Ready or not, governments, healthcare providers, and schools are going mobile. If your workforce isn’t mobile yet, it soon will be: by 2013, 80 percent of businesses will support a mobile workforce (one that specifically relies on tablet technology), according to Gartner.
As I mentioned before, mobile employees will depend on telepresence and video collaboration tools to optimize their work experiences: these technologies do a wonderful job of filling the gap in personal interaction that can occur when an entire office works outside of the actual office.
But telepresence and video are only as good as the networks that support them.

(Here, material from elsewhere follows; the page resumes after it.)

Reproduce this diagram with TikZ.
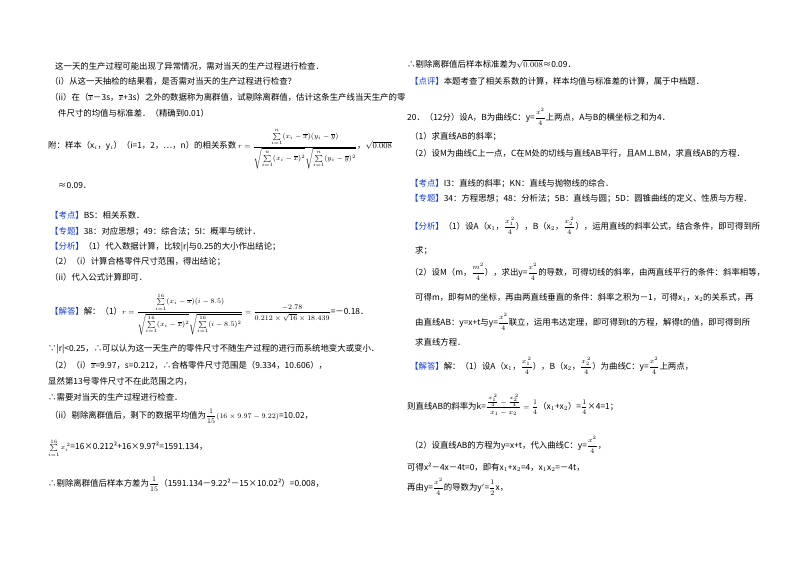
\documentclass[tikz,border=0pt]{standalone}
\usepackage{fontspec}
\usepackage{amsmath}
\newfontfamily\cjk{Noto Sans CJK SC}
\definecolor{kb}{RGB}{20,60,220}
\begin{document}
\begin{tikzpicture}[x=1pt,y=-1pt,
  t/.style={anchor=west,inner sep=0pt,font=\cjk\fontsize{8.4}{10}\selectfont}]
\useasboundingbox[fill=white] (0,0) rectangle (800,565);
\newcommand\kb[1]{\textcolor{kb}{【#1】}}
% left column
\node[t] (l1) at (55,66) {这一天的生产过程可能出现了异常情况，需对当天的生产过程进行检查．};
\node[t] (l2) at (50,81) {（i）从这一天抽检的结果看，是否需对当天的生产过程进行检查？};
\node[t] (l3) at (50,97) {（ii）在（$\overline{x}$－3s，$\overline{x}$+3s）之外的数据称为离群值，试剔除离群值，估计这条生产线当天生产的零};
\node[t] (l4) at (58,113) {件尺寸的均值与标准差．（精确到0.01）};
\node[t] (l5) at (48,149) {附：样本（x$_i$，y$_i$）（i=1，2，…，n）的相关系数 {\scriptsize $r=\dfrac{\sum\limits_{i=1}^{n}(x_i-\overline{x})(y_i-\overline{y})}{\sqrt{\sum\limits_{i=1}^{n}(x_i-\overline{x})^2}\sqrt{\sum\limits_{i=1}^{n}(y_i-\overline{y})^2}}$}，$\sqrt{0.008}$};
\node[t] (l6) at (58,186) {≈0.09．};
\node[t] (l7) at (50,215) {\kb{考点}BS：相关系数．};
\node[t] (l8) at (50,232) {\kb{专题}38：对应思想；49：综合法；5I：概率与统计．};
\node[t] (l9) at (50,247) {\kb{分析}（1）代入数据计算，比较|r|与0.25的大小作出结论；};
\node[t] (l10) at (50,262) {（2）（i）计算合格零件尺寸范围，得出结论；};
\node[t] (l11) at (50,277) {（ii）代入公式计算即可．};
\node[t] (l12) at (50,314) {\kb{解答}解：（1）{\scriptsize $r=\dfrac{\sum\limits_{i=1}^{16}(x_i-\overline{x})(i-8.5)}{\sqrt{\sum\limits_{i=1}^{16}(x_i-\overline{x})^2}\sqrt{\sum\limits_{i=1}^{16}(i-8.5)^2}}=\dfrac{-2.78}{0.212\times\sqrt{16}\times18.439}$}=－0.18．};
\node[t] (l13) at (48,349) {∵|r|<0.25，∴可以认为这一天生产的零件尺寸不随生产过程的进行而系统地变大或变小．};
\node[t] (l14) at (50,365) {（2）（i）$\overline{x}$=9.97，s=0.212，∴合格零件尺寸范围是（9.334，10.606），};
\node[t] (l15) at (48,381) {显然第13号零件尺寸不在此范围之内，};
\node[t] (l16) at (48,397) {∴需要对当天的生产过程进行检查．};
\node[t] (l17) at (50,416) {（ii）剔除离群值后，剩下的数据平均值为{\scriptsize $\dfrac{1}{15}(16\times9.97-9.22)$}=10.02，};
\node[t] (l18) at (48,448) {{\scriptsize $\sum\limits_{i=1}^{16}x_i^{\,2}$}=16×0.212²+16×9.97²=1591.134，};
\node[t] (l19) at (48,484) {∴剔除离群值后样本方差为{\scriptsize $\dfrac{1}{15}$}（1591.134－9.22²－15×10.02²）=0.008，};
% right column
\node[t] (r1) at (407,64) {∴剔除离群值后样本标准差为$\sqrt{0.008}$≈0.09．};
\node[t] (r2) at (410,81) {\kb{点评}本题考查了相关系数的计算，样本均值与标准差的计算，属于中档题．};
\node[t] (r3) at (407,117) {20．（12分）设A，B为曲线C：y={\scriptsize $\dfrac{x^2}{4}$}上两点，A与B的横坐标之和为4．};
\node[t] (r4) at (410,137) {（1）求直线AB的斜率；};
\node[t] (r5) at (410,153) {（2）设M为曲线C上一点，C在M处的切线与直线AB平行，且AM⊥BM，求直线AB的方程．};
\node[t] (r6) at (410,184) {\kb{考点}I3：直线的斜率；KN：直线与抛物线的综合．};
\node[t] (r7) at (410,199) {\kb{专题}34：方程思想；48：分析法；5B：直线与圆；5D：圆锥曲线的定义、性质与方程．};
\node[t] (r8) at (410,226) {\kb{分析}（1）设A（x$_1$，{\scriptsize $\dfrac{x_1^{\,2}}{4}$}），B（x$_2$，{\scriptsize $\dfrac{x_2^{\,2}}{4}$}），运用直线的斜率公式，结合条件，即可得到所};
\node[t] (r9) at (415,251) {求；};
\node[t] (r10) at (410,272) {（2）设M（m，{\scriptsize $\dfrac{m^2}{4}$}），求出y={\scriptsize $\dfrac{x^2}{4}$}的导数，可得切线的斜率，由两直线平行的条件：斜率相等，};
\node[t] (r11) at (415,297) {可得m，即有M的坐标，再由两直线垂直的条件：斜率之积为－1，可得x$_1$，x$_2$的关系式，再};
\node[t] (r12) at (415,322) {由直线AB：y=x+t与y={\scriptsize $\dfrac{x^2}{4}$}联立，运用韦达定理，即可得到t的方程，解得t的值，即可得到所};
\node[t] (r13) at (415,342) {求直线方程．};
\node[t] (r14) at (410,366) {\kb{解答}解：（1）设A（x$_1$，{\scriptsize $\dfrac{x_1^{\,2}}{4}$}），B（x$_2$，{\scriptsize $\dfrac{x_2^{\,2}}{4}$}）为曲线C：y={\scriptsize $\dfrac{x^2}{4}$}上两点，};
\node[t] (r15) at (407,405) {则直线AB的斜率为k={\scriptsize $\dfrac{\frac{x_1^{\,2}}{4}-\frac{x_2^{\,2}}{4}}{x_1-x_2}=\dfrac{1}{4}$}（x$_1$+x$_2$）={\scriptsize $\dfrac{1}{4}$}×4=1；};
\node[t] (r16) at (410,445) {（2）设直线AB的方程为y=x+t，代入曲线C：y={\scriptsize $\dfrac{x^2}{4}$}，};
\node[t] (r17) at (407,467) {可得x²－4x－4t=0，即有x$_1$+x$_2$=4，x$_1$x$_2$=－4t，};
\node[t] (r18) at (407,487) {再由y={\scriptsize $\dfrac{x^2}{4}$}的导数为y$'$={\scriptsize $\dfrac{1}{2}$}x，};
\end{tikzpicture}
\end{document}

As organizations issue tablets en masse and open their networks to employees’ (and students’) personal smartphones and other devices, they have to ensure security and well-managed network resources. Properly supporting mobile workers requires a strategic approach to the network. While every organization will have its individual needs, several key components are necessary to ensure safe, quality video experiences.
First, organizations need a network optimized to support video. A medianet is a network that gives priority to video traffic and delivers an excellent video experience without downgrading the performance of other applications. Organizations can convert existing IP networks into medianets. Some medianets, like Cisco’s, incorporate security features that recognize and authenticate mobile devices that join the network. Likewise, these comprehensive medianets have built-in monitoring capabilities that let network administrators control for quality and performance across the network as a whole and within individual telepresence connections.
Beyond the medianet, it is important to base a network on an architectural approach that allows for scalability and granular policy control. As more and more mobile devices enter a network, the network’s bandwidth needs to be able to scale to meet ever-increasing Wi-Fi demands. Likewise, as the number of attached devices multiplies, networks need built-in, customizable access controls that can track all of the hardware relying on the connection.
They may sound complicated, but these networking solutions really are simple, and they should be standard for any network supporting mobile video and telepresence.
So what do you think? Is your network ready to support a thriving mobile workplace?